Ever wished your house could talk back to you? Me either.
What about having it choose your clothing based on the day’s weather forecast? Still no?
I’ve written about the coming smart home before (i.e. made silly jokes about it), but I haven’t yet listed what I want from one. And that’s the fun part, imagining the conveniences/terrors that await us in a house smarter than we are.
The smart home technology usually referenced in pop-sci articles is pretty standard stuff: biometrics that sense what you want before you want it and robotics that make it happen.
The coffee starts brewing when your REM sleep dissolves. The garage door opens up when you pull onto your street.
The toilet seat lifts (or drops down, depending on gender) when your bladder is full. And sings you a song. And closes and flushes after. And says thank you.
All those things are lovely/creepy, but I have other demands. And why shouldn’t I? In Disneyland’s 1957 House of the Future, compact microwaves and wall-mounted televisions appeared as futuristic conveniences, and they are now commonplace.
Behold its bubble-shape, window-walls, and PLASTIC – the building material of the future.

Ray Bradbury loved the smart home. Two of my favorite Bradbury stories, The Veldt and There Will Come Soft Rains, center on the smart home. Both were published in 1950 and describe technology that we are building now.
Robotics do all the housework. Walls project whatever fantasy you like—and do so constantly. In The Veldt, the house-projected fantasy world becomes so alluring to the family’s two children that they murder their parents, fulfilling their wish to live inside the magical “nursery” forever.
There Will Come Soft Rains is equally brilliant. It’s the story of a smart home that doesn’t understand its family—and all humanity—has died, so it goes about its business as normal. It ultimately dies, too, while battling a chemical fire that burns it to the ground.
They are wonderful, quick reads and an easy google search away. Take a break from your violin lessons and check them out.
As for my own smart home of… let’s say… 2027? I have a wish list.
1) Aquarium wall. The aquarium itself isn’t novel, but the upkeep would be. If my home is as smart as promised, then it will do the hard work of balancing ph, monitoring salt content, maintaining temperature, and making sure the octopus doesn’t eat the shark.

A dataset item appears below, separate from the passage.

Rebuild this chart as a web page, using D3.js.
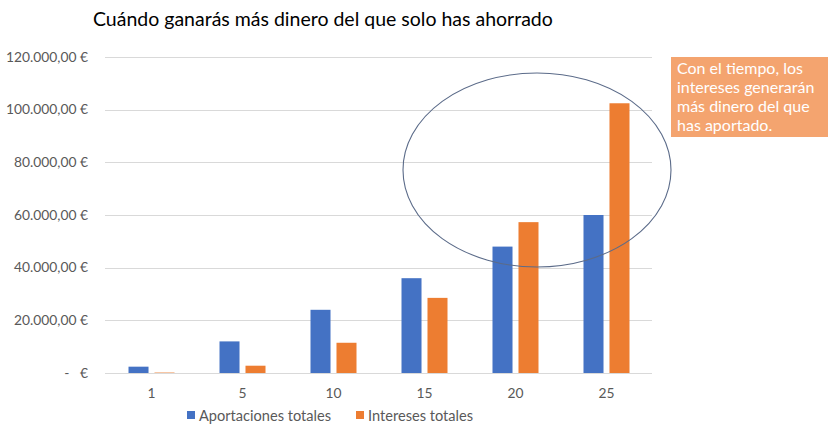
<!DOCTYPE html>
<html><head><meta charset="utf-8">
<script src="https://cdn.jsdelivr.net/npm/d3@7"></script>
<style>
html,body{margin:0;padding:0;background:#fff;}
svg{display:block;font-family:Lato,"Open Sans",sans-serif;}
</style></head>
<body>
<svg id="c" width="829" height="435"></svg>
<script>
const title = "Cuándo ganarás más dinero del que solo has ahorrado";
const categories = ["1", "5", "10", "15", "20", "25"];
const seriesNames = ["Aportaciones totales", "Intereses totales"];
const aportaciones = [2400, 12000, 24000, 36000, 48000, 60000];
const intereses = [168, 2768, 11481, 28531, 57284, 102430];
const yTicks = [0, 20000, 40000, 60000, 80000, 100000, 120000];
const yTickLabels = ["-   €", "20.000,00 €", "40.000,00 €", "60.000,00 €", "80.000,00 €", "100.000,00 €", "120.000,00 €"];
const noteLines = ["Con el tiempo, los", "intereses generarán", "más dinero del que", "has aportado."];
const colors = ["#4472C4", "#ED7D31"];

const seriesValues = [aportaciones, intereses];
const rows = categories.map((c, i) => ({cat: c, vals: seriesNames.map((s, j) => ({s, j, v: seriesValues[j][i]}))}));

const svg = d3.select("#c");
const L = 106, R = 652, T = 57, B = 373;

const x0 = d3.scaleBand().domain(categories).range([L, R]).paddingInner(0.4945).paddingOuter(0.2473);
const x1 = d3.scaleBand().domain(seriesNames).range([0, x0.bandwidth()]).paddingInner(0.23);
const y = d3.scaleLinear().domain([0, 120000]).range([B, T]);

// gridlines
svg.append("g").selectAll("line").data(yTicks).join("line")
  .attr("x1", L - 1).attr("x2", R).attr("y1", d => Math.round(y(d)) + 0.5).attr("y2", d => Math.round(y(d)) + 0.5)
  .attr("stroke", "#D9D9D9").attr("stroke-width", 1);

// y labels
svg.append("g").selectAll("text").data(yTicks).join("text")
  .attr("x", 88).attr("y", d => y(d) + 4.8)
  .attr("text-anchor", "end").attr("fill", "#595959").attr("font-size", 13.8)
  .style("white-space", "pre")
  .text((d, i) => yTickLabels[i]);

// bars
const g = svg.append("g").selectAll("g").data(rows).join("g")
  .attr("transform", d => `translate(${x0(d.cat)},0)`);
g.selectAll("rect").data(d => d.vals).join("rect")
  .attr("x", d => x1(d.s)).attr("width", x1.bandwidth())
  .attr("y", d => y(d.v)).attr("height", d => B - y(d.v))
  .attr("fill", d => colors[d.j]);

// x labels
svg.append("g").selectAll("text").data(categories).join("text")
  .attr("x", d => x0(d) + x0.bandwidth() / 2).attr("y", 398)
  .attr("text-anchor", "middle").attr("fill", "#595959").attr("font-size", 13.8)
  .text(d => d);

// title
svg.append("text").attr("x", 93).attr("y", 26).attr("font-size", 19.5).attr("fill", "#000")
  .text(title);

// legend
const legX = [187, 356];
const leg = svg.append("g").selectAll("g").data(seriesNames).join("g")
  .attr("transform", (d, i) => `translate(${legX[i]},410)`);
leg.append("rect").attr("width", 8).attr("height", 8).attr("y", 1).attr("fill", (d, i) => colors[i]);
leg.append("text").attr("x", 12).attr("y", 10.5).attr("font-size", 14.6).attr("fill", "#595959").text(d => d);

// ellipse
svg.append("ellipse").attr("cx", 537).attr("cy", 170).attr("rx", 134).attr("ry", 97)
  .attr("fill", "none").attr("stroke", "#5B6B89").attr("stroke-width", 1.1);

// note box
svg.append("rect").attr("x", 671).attr("y", 57).attr("width", 157).attr("height", 80).attr("fill", "#F4A46F");
svg.append("g").selectAll("text").data(noteLines).join("text")
  .attr("x", 677).attr("y", (d, i) => 74 + i * 19)
  .attr("font-size", 16).attr("fill", "#fff").text(d => d);
</script>
</body></html>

We are half-way there already. A google search brought up “SenEye”, a device that monitors all aspects of your aquarium water and alerts you before a problem arises.
You gotta love that future-sinister product name.

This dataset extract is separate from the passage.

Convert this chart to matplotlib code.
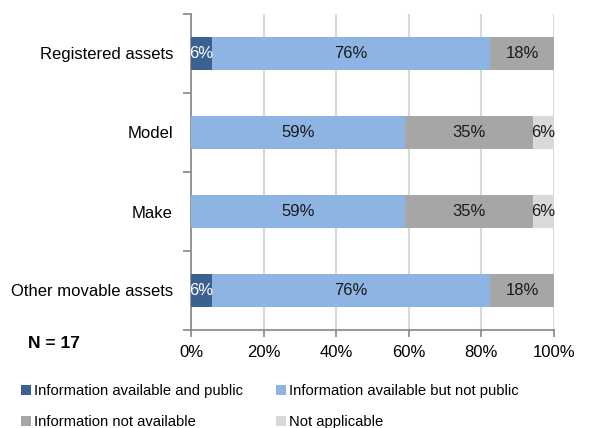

2) Rotating View. Either the entire house rotates, or the windows rear-project outside scenery and switch view depending on what I want to see. If the projection is indistinguishable from reality, as I imagine it would be, then we can switch out neighborhood views for vacation-worthy scenery.
This makes me think of Bradbury’s fantasy walls, where the wall is indistinguishable from a simulated horizon.

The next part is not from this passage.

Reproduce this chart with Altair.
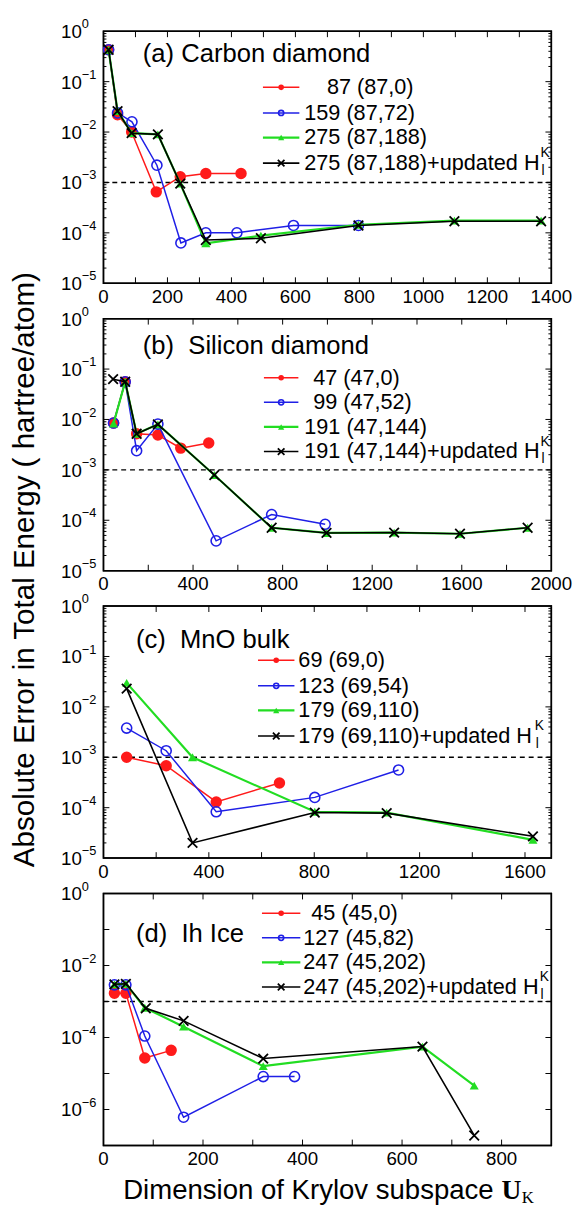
import math
import altair as alt
import pandas as pd

FONT = "Liberation Sans"
SERIF = "Liberation Serif"

# ---------------- data ----------------
# (a) Carbon diamond
A_RED_X = [16, 44, 88, 165, 240, 320, 430]
A_RED_Y = [0.43, 0.022, 0.010, 6.5e-4, 1.3e-3, 1.5e-3, 1.5e-3]
A_BLUE_X = [16, 44, 89, 167, 242, 320, 417, 594, 797]
A_BLUE_Y = [0.43, 0.024, 0.016, 2.2e-3, 6.3e-5, 1.0e-4, 1.0e-4, 1.4e-4, 1.4e-4]
A_GREEN_X = [16, 44, 88, 170, 240, 320, 492, 797, 1097, 1368]
A_GREEN_Y = [0.43, 0.026, 0.0095, 0.009, 9.5e-4, 6.2e-5, 8.8e-5, 1.45e-4, 1.75e-4, 1.75e-4]
A_BLACK_X = [16, 44, 88, 170, 240, 320, 492, 797, 1097, 1368]
A_BLACK_Y = [0.43, 0.026, 0.0095, 0.009, 9.5e-4, 7.2e-5, 7.8e-5, 1.4e-4, 1.7e-4, 1.7e-4]

# (b) Silicon diamond
B_RED_X = [45, 97, 148, 243, 345, 470]
B_RED_Y = [0.0085, 0.056, 0.0052, 0.0049, 0.0027, 0.0034]
B_BLUE_X = [45, 97, 148, 243, 503, 751, 990]
B_BLUE_Y = [0.0085, 0.056, 0.0024, 0.0081, 3.9e-5, 1.3e-4, 8.3e-5]
B_GREEN_X = [45, 97, 148, 243, 495, 751, 996, 1298, 1592, 1894]
B_GREEN_Y = [0.0083, 0.056, 0.0052, 0.008, 7.9e-4, 7.1e-5, 5.6e-5, 5.7e-5, 5.4e-5, 7.1e-5]
B_BLACK_X = [43, 97, 148, 243, 495, 751, 996, 1298, 1592, 1894]
B_BLACK_Y = [0.063, 0.056, 0.0052, 0.008, 7.9e-4, 7.1e-5, 5.6e-5, 5.7e-5, 5.4e-5, 7.1e-5]

# (c) MnO bulk
C_RED_X = [88, 238, 428, 668]
C_RED_Y = [1.0e-3, 6.8e-4, 1.3e-4, 3.1e-4]
C_BLUE_X = [88, 238, 428, 802, 1120]
C_BLUE_Y = [3.8e-3, 1.35e-3, 8.3e-5, 1.6e-4, 5.6e-4]
C_GREEN_X = [88, 338, 802, 1075, 1630]
C_GREEN_Y = [0.030, 1.0e-3, 8.3e-5, 8.0e-5, 2.3e-5]
C_BLACK_X = [88, 338, 802, 1075, 1630]
C_BLACK_Y = [0.023, 2.0e-5, 8.0e-5, 7.8e-5, 2.7e-5]

# (d) Ih Ice
D_RED_X = [22, 45, 83, 136]
D_RED_Y = [1.7e-3, 1.7e-3, 2.7e-5, 4.4e-5]
D_BLUE_X = [22, 45, 83, 161, 321, 384]
D_BLUE_Y = [2.9e-3, 2.9e-3, 1.1e-4, 6.1e-7, 8.2e-6, 8.2e-6]
D_GREEN_X = [22, 45, 83, 161, 321, 641, 745]
D_GREEN_Y = [3.0e-3, 3.1e-3, 6.7e-4, 2.0e-4, 1.6e-5, 5.6e-5, 4.6e-6]
D_BLACK_X = [22, 45, 85, 161, 321, 641, 745]
D_BLACK_Y = [3.0e-3, 3.1e-3, 6.5e-4, 2.9e-4, 2.6e-5, 5.6e-5, 1.9e-7]

# legend labels and titles
A_LEGEND = ["87 (87,0)", "159 (87,72)", "275 (87,188)", "275 (87,188)+updated H"]
B_LEGEND = ["47 (47,0)", "99 (47,52)", "191 (47,144)", "191 (47,144)+updated H"]
C_LEGEND = ["69 (69,0)", "123 (69,54)", "179 (69,110)", "179 (69,110)+updated H"]
D_LEGEND = ["45 (45,0)", "127 (45,82)", "247 (45,202)", "247 (45,202)+updated H"]
TITLES = ["(a) Carbon diamond", "(b)\u00a0 Silicon diamond", "(c)\u00a0 MnO bulk", "(d)\u00a0 Ih Ice"]

# tick labels
A_XLABELS = [0, 200, 400, 600, 800, 1000, 1200, 1400]
B_XLABELS = [0, 400, 800, 1200, 1600, 2000]
C_XLABELS = [0, 400, 800, 1200, 1600]
D_XLABELS = [0, 200, 400, 600, 800]
A_XTICKS = [100, 200, 300, 400, 500, 600, 700, 800, 900, 1000, 1100, 1200, 1300]
B_XTICKS = [200, 400, 600, 800, 1000, 1200, 1400, 1600, 1800]
C_XTICKS = [200, 400, 600, 800, 1000, 1200, 1400, 1600]
D_XTICKS = [100, 200, 300, 400, 500, 600, 700, 800]
YEXP_ABC = [0, -1, -2, -3, -4, -5]
YEXP_D = [0, -2, -4, -6]

Y_TITLE = "Absolute Error in Total Energy ( hartree/atom)"
X_TITLE = "Dimension of Krylov subspace"

# ---------------- style ----------------
W, H = 455, 256
XPATH = "M-1,-1L1,1M-1,1L1,-1"
STY = {
    "red": dict(color="#ff1a1a", shape="circle", filled=True, size=135, leg=32, sw=1, lw=1.5),
    "blue": dict(color="#1f1fe6", shape="circle", filled=False, size=105, leg=28, sw=1.6, lw=1.5),
    "green": dict(color="#22dd22", shape="triangle-up", filled=True, size=85, leg=40, sw=1, lw=2.2),
    "black": dict(color="#000000", shape=XPATH, filled=False, size=95, leg=45, sw=1.8, lw=1.6),
}
ORDER = ["red", "blue", "green", "black"]

CW = {" ": 278, "\u00a0": 278, "(": 333, ")": 333, "+": 584, ",": 278, "/": 278,
      "a": 556, "b": 556, "c": 500, "d": 556, "e": 556, "g": 556, "h": 556, "i": 222,
      "l": 222, "m": 833, "n": 556, "o": 556, "p": 556, "r": 333, "s": 500, "t": 278,
      "u": 556, "v": 500, "y": 500, "f": 278, "H": 722, "K": 667, "D": 722}


def twidth(s, size):
    return sum(CW.get(ch, 556) for ch in s) * size / 1000.0


ONE = pd.DataFrame({"k": [0]})


def txt(x, y, s, size, align="left", font=FONT, weight="normal", dy=0, angle=0):
    return alt.Chart(ONE).mark_text(
        align=align, baseline="middle", fontSize=size, font=font, fontWeight=weight,
        dy=dy, angle=angle, color="black"
    ).encode(x=alt.value(x), y=alt.value(y), text=alt.value(s))


def panel(series, xmax, xlabels, xticks, ymin, yexps, minor, title, title_xy,
          legend, rows, line_x, text_x, pads, extra):
    xs = alt.Scale(domain=[0, xmax], nice=False, zero=False)
    ys = alt.Scale(type="log", domain=[ymin, 1], nice=False)
    L = []
    # frame
    L.append(alt.Chart(ONE).mark_rect(fill=None, stroke="black", strokeWidth=1.5).encode(
        x=alt.value(0), x2=alt.value(W), y=alt.value(0), y2=alt.value(H)))
    tx = pd.DataFrame({"v": xticks})
    L.append(alt.Chart(tx).mark_rule(color="black", strokeWidth=1).encode(
        x=alt.X("v:Q", scale=xs, axis=None), y=alt.value(H), y2=alt.value(H - 6)))
    L.append(alt.Chart(tx).mark_rule(color="black", strokeWidth=1).encode(
        x=alt.X("v:Q", scale=xs, axis=None), y=alt.value(0), y2=alt.value(6)))
    # x tick labels
    xl = pd.DataFrame({"v": xlabels, "t": [str(v) for v in xlabels]})
    L.append(alt.Chart(xl).mark_text(align="center", baseline="middle", fontSize=19,
                                     font=FONT, color="black").encode(
        x=alt.X("v:Q", scale=xs, axis=None), y=alt.value(H + 14), text="t:N"))
    lo = int(round(math.log10(ymin)))
    major = [10.0 ** e for e in range(lo + 1, 0)]
    ymaj = pd.DataFrame({"v": major})
    for x1, x2 in [(0, 6), (W - 6, W)]:
        L.append(alt.Chart(ymaj).mark_rule(color="black", strokeWidth=1).encode(
            x=alt.value(x1), x2=alt.value(x2), y=alt.Y("v:Q", scale=ys, axis=None)))
    if minor:
        mn = [k * 10.0 ** e for e in range(lo, 0) for k in range(2, 10)]
        ymin_df = pd.DataFrame({"v": mn})
        for x1, x2 in [(0, 3), (W - 3, W)]:
            L.append(alt.Chart(ymin_df).mark_rule(color="black", strokeWidth=1).encode(
                x=alt.value(x1), x2=alt.value(x2), y=alt.Y("v:Q", scale=ys, axis=None)))
    # dashed 1e-3 line
    L.append(alt.Chart(pd.DataFrame({"v": [1e-3]})).mark_rule(
        color="black", strokeWidth=1.5, strokeDash=[5, 4]).encode(
        y=alt.Y("v:Q", scale=ys, axis=None)))
    # y tick labels 10^e
    lab = pd.DataFrame({"v": [10.0 ** e for e in yexps],
                        "b": ["10"] * len(yexps),
                        "e": [str(e).replace("-", "\u2212") for e in yexps]})
    L.append(alt.Chart(lab).mark_text(align="right", baseline="middle", fontSize=19,
                                      font=FONT, dy=1, color="black").encode(
        x=alt.value(-22), y=alt.Y("v:Q", scale=ys, axis=None), text="b:N"))
    L.append(alt.Chart(lab).mark_text(align="left", baseline="middle", fontSize=13,
                                      font=FONT, dy=-7, color="black").encode(
        x=alt.value(-22), y=alt.Y("v:Q", scale=ys, axis=None), text="e:N"))
    # data series
    for key, (sx, sy) in zip(ORDER, series):
        st = STY[key]
        df = pd.DataFrame({"x": sx, "y": sy, "i": list(range(len(sx)))})
        base = alt.Chart(df).encode(x=alt.X("x:Q", scale=xs, axis=None),
                                    y=alt.Y("y:Q", scale=ys, axis=None))
        L.append(base.mark_line(color=st["color"], strokeWidth=st["lw"]).encode(order="i:Q"))
        L.append(base.mark_point(shape=st["shape"], filled=st["filled"], size=st["size"],
                                 color=st["color"], strokeWidth=st["sw"], opacity=1))
    # legend
    for key, label, ry, pad in zip(ORDER, legend, rows, pads):
        st = STY[key]
        L.append(alt.Chart(ONE).mark_rule(color=st["color"], strokeWidth=st["lw"]).encode(
            x=alt.value(line_x[0]), x2=alt.value(line_x[1]), y=alt.value(ry)))
        L.append(alt.Chart(ONE).mark_point(shape=st["shape"], filled=st["filled"],
                                           size=st["leg"], color=st["color"],
                                           strokeWidth=st["sw"], opacity=1).encode(
            x=alt.value((line_x[0] + line_x[1]) / 2), y=alt.value(ry)))
        L.append(txt(text_x + pad, ry, label, 22))
        if label.endswith("H"):
            sx0 = text_x + pad + twidth(label, 22) + 1
            L.append(txt(sx0, ry, "K", 14, dy=-10))
            L.append(txt(sx0 + 1, ry, "l", 14, dy=8))
    # panel title
    L.append(txt(title_xy[0], title_xy[1], title, 26))
    L.extend(extra)
    return alt.layer(*L).properties(width=W, height=H)


ytitle = [txt(-80, 255, Y_TITLE, 30, align="center", angle=270)]
xw = twidth(X_TITLE + " ", 28)
xtitle = [txt(20, 302, X_TITLE, 28),
          txt(20 + xw, 302, "U", 28, font=SERIF, weight="bold"),
          txt(20 + xw + 20.5, 302, "K", 17, font=SERIF, dy=7)]

pa = panel([(A_RED_X, A_RED_Y), (A_BLUE_X, A_BLUE_Y), (A_GREEN_X, A_GREEN_Y), (A_BLACK_X, A_BLACK_Y)],
           1400, A_XLABELS, A_XTICKS, 1e-5, YEXP_ABC, True, TITLES[0], (40, 23),
           A_LEGEND, [57, 83, 108, 134], (162, 199), 204, [23, 0, 0, 0], [])
pb = panel([(B_RED_X, B_RED_Y), (B_BLUE_X, B_BLUE_Y), (B_GREEN_X, B_GREEN_Y), (B_BLACK_X, B_BLACK_Y)],
           2000, B_XLABELS, B_XTICKS, 1e-5, YEXP_ABC, True, TITLES[1], (40, 28),
           B_LEGEND, [60, 85, 110, 135], (163, 198), 204, [9, 9, 0, 0], ytitle)
pc = panel([(C_RED_X, C_RED_Y), (C_BLUE_X, C_BLUE_Y), (C_GREEN_X, C_GREEN_Y), (C_BLACK_X, C_BLACK_Y)],
           1700, C_XLABELS, C_XTICKS, 1e-5, YEXP_ABC, True, TITLES[2], (33, 35),
           C_LEGEND, [55, 81, 106, 132], (157, 194), 198, [0, 0, 0, 0], [])
pd_ = panel([(D_RED_X, D_RED_Y), (D_BLUE_X, D_BLUE_Y), (D_GREEN_X, D_GREEN_Y), (D_BLACK_X, D_BLACK_Y)],
            900, D_XLABELS, D_XTICKS, 1e-7, YEXP_D, False, TITLES[3], (33, 41),
            D_LEGEND, [20, 45, 70, 95], (161, 200), 203, [8, 0, 0, 0], xtitle)

chart = alt.vconcat(pa, pb, pc, pd_, spacing=36, bounds="flush").properties(
    padding={"left": 1, "top": 0, "right": 0, "bottom": 0}
).configure_view(stroke="black", strokeWidth=1.5)

chart.save("out.html", embed_options={"renderer": "svg", "actions": False})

3) Lasers. I was promised autonomous, long-distance lasers in the 80s, and it still hasn’t happened.
I don’t even know what lasers would do in a smart home. Defense system, probably.
4) Moat and drawbridge. Who says everything in my future house has to be futuristic? I just want this. And with the advanced smart home capacity to monitor and ensure water quality (see #1), I won’t have to worry about stagnation.
You may think this is overkill, wanting a moat and drawbridge AND lasers for home defense. Just remember that home break-in technology will make its own advances.
5) Insect removal. This one goes without saying, but I’m not opposed to all insects. Some will stay on the species green list, given passage as they appear: beetles, jumping spiders, butterflies, roly polies (that’s pill bugs or doodle bugs, depending on where you grew up).
Species red list: house centipedes, ants, fruit flies, wasps.
6) Human body disposal. Smart homes will also help us dispose of bodies. It will store chemicals that can dissolve flesh and bone. Robotic arms will place the body into a hidden receptacle so I don’t have to watch it happen. It may even help with the murder if we can skip Asimov’s pesky laws in the design stage…
Just kidding! It’s a fantasy anyway. By the time smart homes like this exist, there won’t be a square inch left on Earth that isn’t continually monitored by cameras. Premeditated murder (that you can get away with) will be a luxury from a bygone age.
Every time I see a futurism article about smart homes, I think sure, but what about the smart RENTAL homes of the future? As a renter, I get curious. What will the smart home mean for you if its AI, biometrics, and bots are not your personal property? A significant portion of our population rents. That is unlikely to change even when we are all wearing shiny jumpsuits and eating food cubes.
What does your lease agreement look like? Does the renter have rights to tell the home what to monitor, or does the owner? Or do they split the difference 50/50? Can the renter even fully understand what the capabilities are before they move in?
Exciting, right? I bet reading about theoretical fine print in lease agreements is exactly what you hoped for today.

So what’s on your wishlist for a smart house? Maybe you find the whole thing creepy and unnatural. It IS creepy and unnatural, but I’m asking anyway.
Just think—if you have children, a smart home could raise them while you relax in an opium den. And if you don’t have kids, your house could make you think that you do. WIN-WIN.